Items from a dataset
[start]
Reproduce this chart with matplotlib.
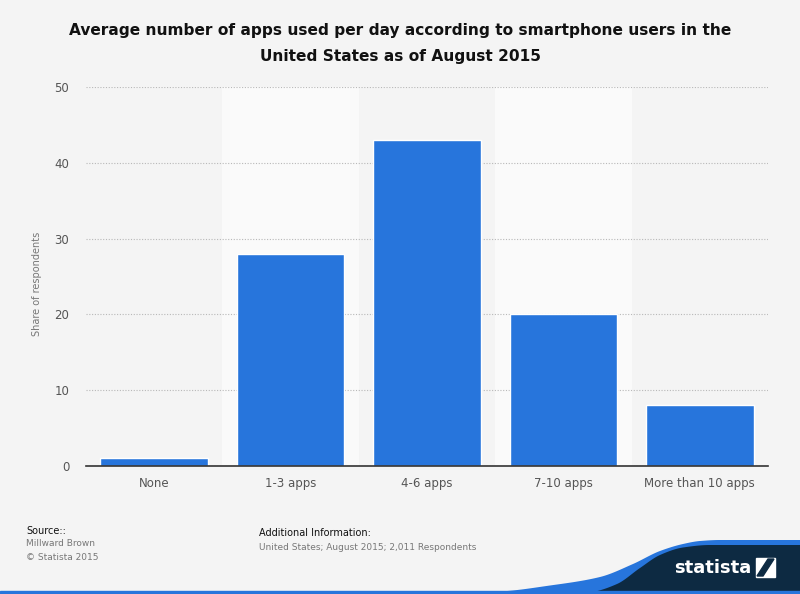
import matplotlib
matplotlib.use("Agg")
import matplotlib.pyplot as plt
import numpy as np
from matplotlib.patches import Polygon, Rectangle

categories = ["None", "1-3 apps", "4-6 apps", "7-10 apps", "More than 10 apps"]
values = [1, 28, 43, 20, 8]
yticks = [0, 10, 20, 30, 40, 50]

W, H = 800, 594
fig = plt.figure(figsize=(W/100, H/100), dpi=100, facecolor="#f4f4f4")

def px(x, y):
    return (x / W, 1 - y / H)

ax = fig.add_axes([86/W, 1-466/H, (768-86)/W, (466-87)/H])
ax.set_facecolor("#f4f4f4")
x = np.arange(len(categories))
for i in x:
    if i % 2 == 1:
        ax.axvspan(i-0.5, i+0.5, color="#fafafa", zorder=0, lw=0)
ax.bar(x, values, width=0.79, color="#2775dc", edgecolor="white", linewidth=1, zorder=3)
ax.set_xlim(-0.5, len(categories)-0.5)
ax.set_ylim(0, 50)
ax.set_yticks(yticks)
ax.set_xticks(x)
ax.set_xticklabels(categories)
ax.yaxis.grid(True, linestyle=(0, (1, 1.5)), color="#b8b8b8", linewidth=0.8, zorder=1)
ax.set_axisbelow(True)
for s in ["top", "right", "left"]:
    ax.spines[s].set_visible(False)
ax.spines["bottom"].set_color("#333333")
ax.spines["bottom"].set_linewidth(1.2)
ax.spines["bottom"].set_zorder(4)
ax.tick_params(axis="both", length=0, labelsize=8.5, labelcolor="#555555")
ax.tick_params(axis="x", pad=8)
ax.tick_params(axis="y", pad=12)
ax.set_ylabel("Share of respondents", fontsize=7, color="#777777")
ax.yaxis.set_label_coords(-0.0645, 0.48)

fig.text(0.5, 1-31/H, "Average number of apps used per day according to smartphone users in the",
         ha="center", va="center", fontsize=11.1, fontweight="bold", color="#111111")
fig.text(0.5, 1-56/H, "United States as of August 2015",
         ha="center", va="center", fontsize=11.1, fontweight="bold", color="#111111")

fig.text(*px(26, 531), "Source::", fontsize=7, color="#111111", va="center")
fig.text(*px(26, 544), "Millward Brown", fontsize=6.5, color="#777777", va="center")
fig.text(*px(26, 557), "© Statista 2015", fontsize=6.5, color="#777777", va="center")
fig.text(*px(259, 533), "Additional Information:", fontsize=7, color="#111111", va="center")
fig.text(*px(259, 547), "United States; August 2015; 2,011 Respondents", fontsize=6.5, color="#777777", va="center")

# footer swoosh (decoration)
blue_edge = [(420, 594), (500, 591.5), (550, 585.5), (600, 577), (633, 564), (660, 551),
             (683, 544), (700, 541), (720, 540), (760, 540), (800, 540)]
navy_edge = [(575, 594), (590, 592.5), (617, 584), (640, 568), (660, 555), (683, 547.5),
             (710, 545), (750, 545), (800, 545)]

def pchip(pts, n=300):
    p = np.array(pts, dtype=float)
    xk, yk = p[:, 0], p[:, 1]
    h = np.diff(xk)
    d = np.diff(yk) / h
    m = np.zeros_like(yk)
    for i in range(1, len(xk) - 1):
        if d[i-1] * d[i] > 0:
            w1 = 2*h[i] + h[i-1]
            w2 = h[i] + 2*h[i-1]
            m[i] = (w1 + w2) / (w1 / d[i-1] + w2 / d[i])
    m[0] = d[0]
    m[-1] = d[-1]
    xs = np.linspace(xk[0], xk[-1], n)
    idx = np.clip(np.searchsorted(xk, xs) - 1, 0, len(xk) - 2)
    t = (xs - xk[idx]) / h[idx]
    h00 = 2*t**3 - 3*t**2 + 1
    h10 = t**3 - 2*t**2 + t
    h01 = -2*t**3 + 3*t**2
    h11 = t**3 - t**2
    ys = h00*yk[idx] + h10*h[idx]*m[idx] + h01*yk[idx+1] + h11*h[idx]*m[idx+1]
    return list(zip(xs, ys))

bp = [px(a, b) for a, b in pchip(blue_edge)] + [px(800, 594)]
fig.patches.append(Polygon(bp, closed=True, transform=fig.transFigure, color="#2775dc", zorder=1, lw=0))
npnts = [px(a, b) for a, b in pchip(navy_edge)] + [px(800, 594)]
fig.patches.append(Polygon(npnts, closed=True, transform=fig.transFigure, color="#0d2a42", zorder=2, lw=0))
fig.patches.append(Rectangle(px(0, 594), 1, 3/H, transform=fig.transFigure, color="#2775dc", zorder=3))
fig.text(*px(674, 568), "statista", fontsize=13, fontweight="bold", color="white", va="center", ha="left", zorder=5)
fig.patches.append(Rectangle(px(756, 577), 19/W, 19/H, transform=fig.transFigure, color="white", zorder=4))
fig.patches.append(Polygon([px(757, 576), px(763, 576), px(774, 559), px(768, 559)], closed=True,
                           transform=fig.transFigure, color="#0d2a42", zorder=5))

fig.savefig("out.png", dpi=100, facecolor=fig.get_facecolor())
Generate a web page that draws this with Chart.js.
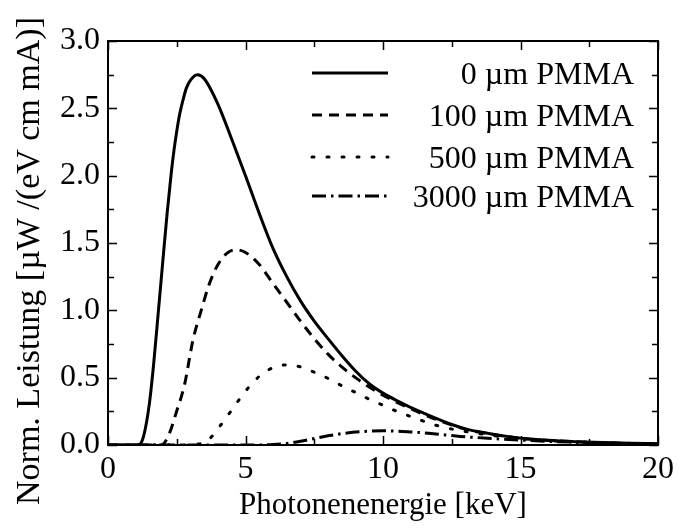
<!DOCTYPE html>
<html>
<head>
<meta charset="utf-8">
<script src="https://cdn.jsdelivr.net/npm/chart.js@4/dist/chart.umd.min.js"></script>
<style>
  html, body { margin: 0; padding: 0; background: #ffffff; }
  #wrap { width: 679px; height: 528px; position: relative; }
</style>
</head>
<body>
<div id="wrap"><canvas id="c" width="679" height="528"></canvas></div>
<script>
// ---- data ----
const seriesLabels = ["0 \u00b5m PMMA", "100 \u00b5m PMMA", "500 \u00b5m PMMA", "3000 \u00b5m PMMA"];

const energy0 = [0, 1.0, 1.15, 1.3, 1.5, 1.65, 1.8, 2.0, 2.15, 2.3, 2.4, 2.5, 2.6, 2.75, 2.85, 3.0, 3.25, 3.5, 4.0, 4.5, 5.0, 5.5, 6.0, 6.5, 7.0, 7.5, 8.0, 8.5, 9.0, 9.5, 10, 10.5, 11, 11.5, 12, 12.5, 13, 13.5, 14, 14.5, 15, 16, 17, 18, 19, 20];
const power0  = [0, 0, 0.005, 0.07, 0.3, 0.58, 0.92, 1.38, 1.72, 2.02, 2.19, 2.33, 2.45, 2.58, 2.65, 2.71, 2.75, 2.72, 2.53, 2.27, 2.0, 1.72, 1.46, 1.25, 1.07, 0.92, 0.79, 0.665, 0.55, 0.455, 0.385, 0.33, 0.28, 0.235, 0.192, 0.152, 0.12, 0.098, 0.08, 0.064, 0.051, 0.035, 0.025, 0.018, 0.013, 0.01];

const energy100 = [0, 1.9, 2.0, 2.24, 2.48, 2.78, 3.09, 3.39, 3.69, 4.0, 4.3, 4.65, 5.0, 5.5, 6.0, 6.5, 7.0, 7.5, 8.0, 8.5, 9.0, 9.5, 10, 11, 12, 13, 14, 15, 16, 17, 18, 19, 20];
const power100  = [0, 0, 0.005, 0.09, 0.24, 0.445, 0.78, 1.0, 1.2, 1.34, 1.42, 1.45, 1.43, 1.34, 1.2, 1.06, 0.92, 0.79, 0.675, 0.58, 0.5, 0.43, 0.37, 0.27, 0.185, 0.117, 0.078, 0.05, 0.034, 0.024, 0.017, 0.012, 0.009];

const energy500 = [0, 2.6, 3.2, 3.6, 4.05, 4.5, 5.0, 5.5, 6.0, 6.5, 7.0, 7.5, 8.0, 8.5, 9.0, 9.5, 10, 10.5, 11, 11.5, 12, 13, 14, 15, 16, 17, 18, 19, 20];
const power500  = [0, 0, 0.005, 0.028, 0.135, 0.26, 0.4, 0.51, 0.575, 0.595, 0.58, 0.54, 0.495, 0.44, 0.39, 0.34, 0.295, 0.25, 0.212, 0.175, 0.142, 0.1, 0.07, 0.048, 0.033, 0.023, 0.016, 0.011, 0.008];

const energy3000 = [0, 5.5, 6.0, 6.5, 7.0, 7.5, 8.0, 8.5, 9.0, 9.5, 10, 10.5, 11, 11.5, 12, 12.8, 14, 15, 16, 17, 18, 19, 20];
const power3000  = [0, 0, 0.003, 0.012, 0.028, 0.048, 0.068, 0.084, 0.096, 0.103, 0.105, 0.103, 0.097, 0.09, 0.08, 0.064, 0.048, 0.037, 0.027, 0.02, 0.014, 0.01, 0.007];

const xTicks = [0, 5, 10, 15, 20];
const yTicks = [0.0, 0.5, 1.0, 1.5, 2.0, 2.5, 3.0];
const xTitle = "Photonenenergie [keV]";
const yTitle = "Norm. Leistung [\u00b5W /(eV cm mA)]";

// ---- styles ----
const FONT = "'Liberation Serif', 'Times New Roman', serif";
const dashes = [[], [10, 7], [2, 13], [14, 5, 2.5, 5]];

function pts(xs, ys) { return xs.map((x, i) => ({ x: x, y: ys[i] })); }

const dataSets = [
  pts(energy0, power0),
  pts(energy100, power100),
  pts(energy500, power500),
  pts(energy3000, power3000)
];

const frameTicks = {
  id: 'frameTicks',
  afterDatasetsDraw(chart) {
    const ctx = chart.ctx;
    const a = chart.chartArea;
    const xs = chart.scales.x, ys = chart.scales.y;
    ctx.save();
    ctx.strokeStyle = '#000';
    ctx.lineWidth = 1.5;
    for (let v = 0; v <= 20.001; v += 2.5) {
      const major = Math.abs(v / 5 - Math.round(v / 5)) < 1e-6;
      const L = major ? 9 : 6;
      const px = Math.round(xs.getPixelForValue(v)) + 0.5;
      ctx.beginPath();
      ctx.moveTo(px, a.bottom); ctx.lineTo(px, a.bottom - L);
      ctx.moveTo(px, a.top); ctx.lineTo(px, a.top + L);
      ctx.stroke();
    }
    for (let v = 0; v <= 3.0001; v += 0.25) {
      const major = Math.abs(v / 0.5 - Math.round(v / 0.5)) < 1e-6;
      const L = major ? 9 : 6;
      const py = Math.round(ys.getPixelForValue(v)) + 0.5;
      ctx.beginPath();
      ctx.moveTo(a.left, py); ctx.lineTo(a.left + L, py);
      ctx.moveTo(a.right, py); ctx.lineTo(a.right - L, py);
      ctx.stroke();
    }
    ctx.lineWidth = 2;
    ctx.strokeRect(a.left, a.top, a.right - a.left, a.bottom - a.top);

    // legend
    const rows = [73, 115, 157, 196];
    ctx.font = "32px " + FONT;
    ctx.fillStyle = '#000';
    ctx.textAlign = 'right';
    ctx.textBaseline = 'alphabetic';
    rows.forEach((y, i) => {
      ctx.save();
      ctx.lineWidth = 3;
      ctx.setLineDash(dashes[i]);
      ctx.lineCap = i === 2 ? 'round' : 'butt';
      ctx.beginPath();
      ctx.moveTo(312, y); ctx.lineTo(388, y);
      ctx.stroke();
      ctx.restore();
      ctx.fillText(seriesLabels[i], 634, y + 11);
    });

    // axis titles
    ctx.font = "31px " + FONT;
    ctx.textAlign = 'center';
    ctx.textBaseline = 'middle';
    ctx.fillText(xTitle, (a.left + a.right) / 2, 506);
    ctx.save();
    ctx.font = "34px " + FONT;
    ctx.translate(30, 261);
    ctx.rotate(-Math.PI / 2);
    ctx.fillText(yTitle, 0, 0);
    ctx.restore();
    ctx.restore();
  }
};

new Chart(document.getElementById('c'), {
  type: 'line',
  data: {
    datasets: dataSets.map((d, i) => ({
      label: seriesLabels[i],
      data: d,
      borderColor: '#000',
      backgroundColor: '#000',
      borderWidth: 3,
      borderDash: dashes[i],
      borderCapStyle: i === 2 ? 'round' : 'butt',
      pointRadius: 0,
      fill: false,
      cubicInterpolationMode: 'monotone'
    }))
  },
  options: {
    responsive: false,
    animation: false,
    devicePixelRatio: 1,
    layout: { padding: { left: 0, right: 18, top: 41, bottom: 0 } },
    plugins: { legend: { display: false }, tooltip: { enabled: false } },
    scales: {
      x: {
        type: 'linear', min: 0, max: 20,
        afterBuildTicks: s => { s.ticks = xTicks.map(v => ({ value: v })); },
        afterFit: s => { s.height = 83; },
        grid: { display: false, drawTicks: false },
        border: { display: false },
        ticks: { color: '#000', font: { family: FONT, size: 32 }, padding: 5, maxRotation: 0, autoSkip: false }
      },
      y: {
        type: 'linear', min: 0, max: 3,
        afterBuildTicks: s => { s.ticks = yTicks.map(v => ({ value: v })); },
        afterFit: s => { s.width = 108; },
        grid: { display: false, drawTicks: false },
        border: { display: false },
        ticks: { color: '#000', font: { family: FONT, size: 32 }, padding: 8, callback: v => Number(v).toFixed(1), autoSkip: false }
      }
    }
  },
  plugins: [frameTicks]
});
</script>
</body>
</html>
[end]
**YOUR TASK:** Pick out the lines containing the string "with".

**THE SOLUTION:**
Reproduce this chart with matplotlib.
Generate a web page that draws this with Chart.js.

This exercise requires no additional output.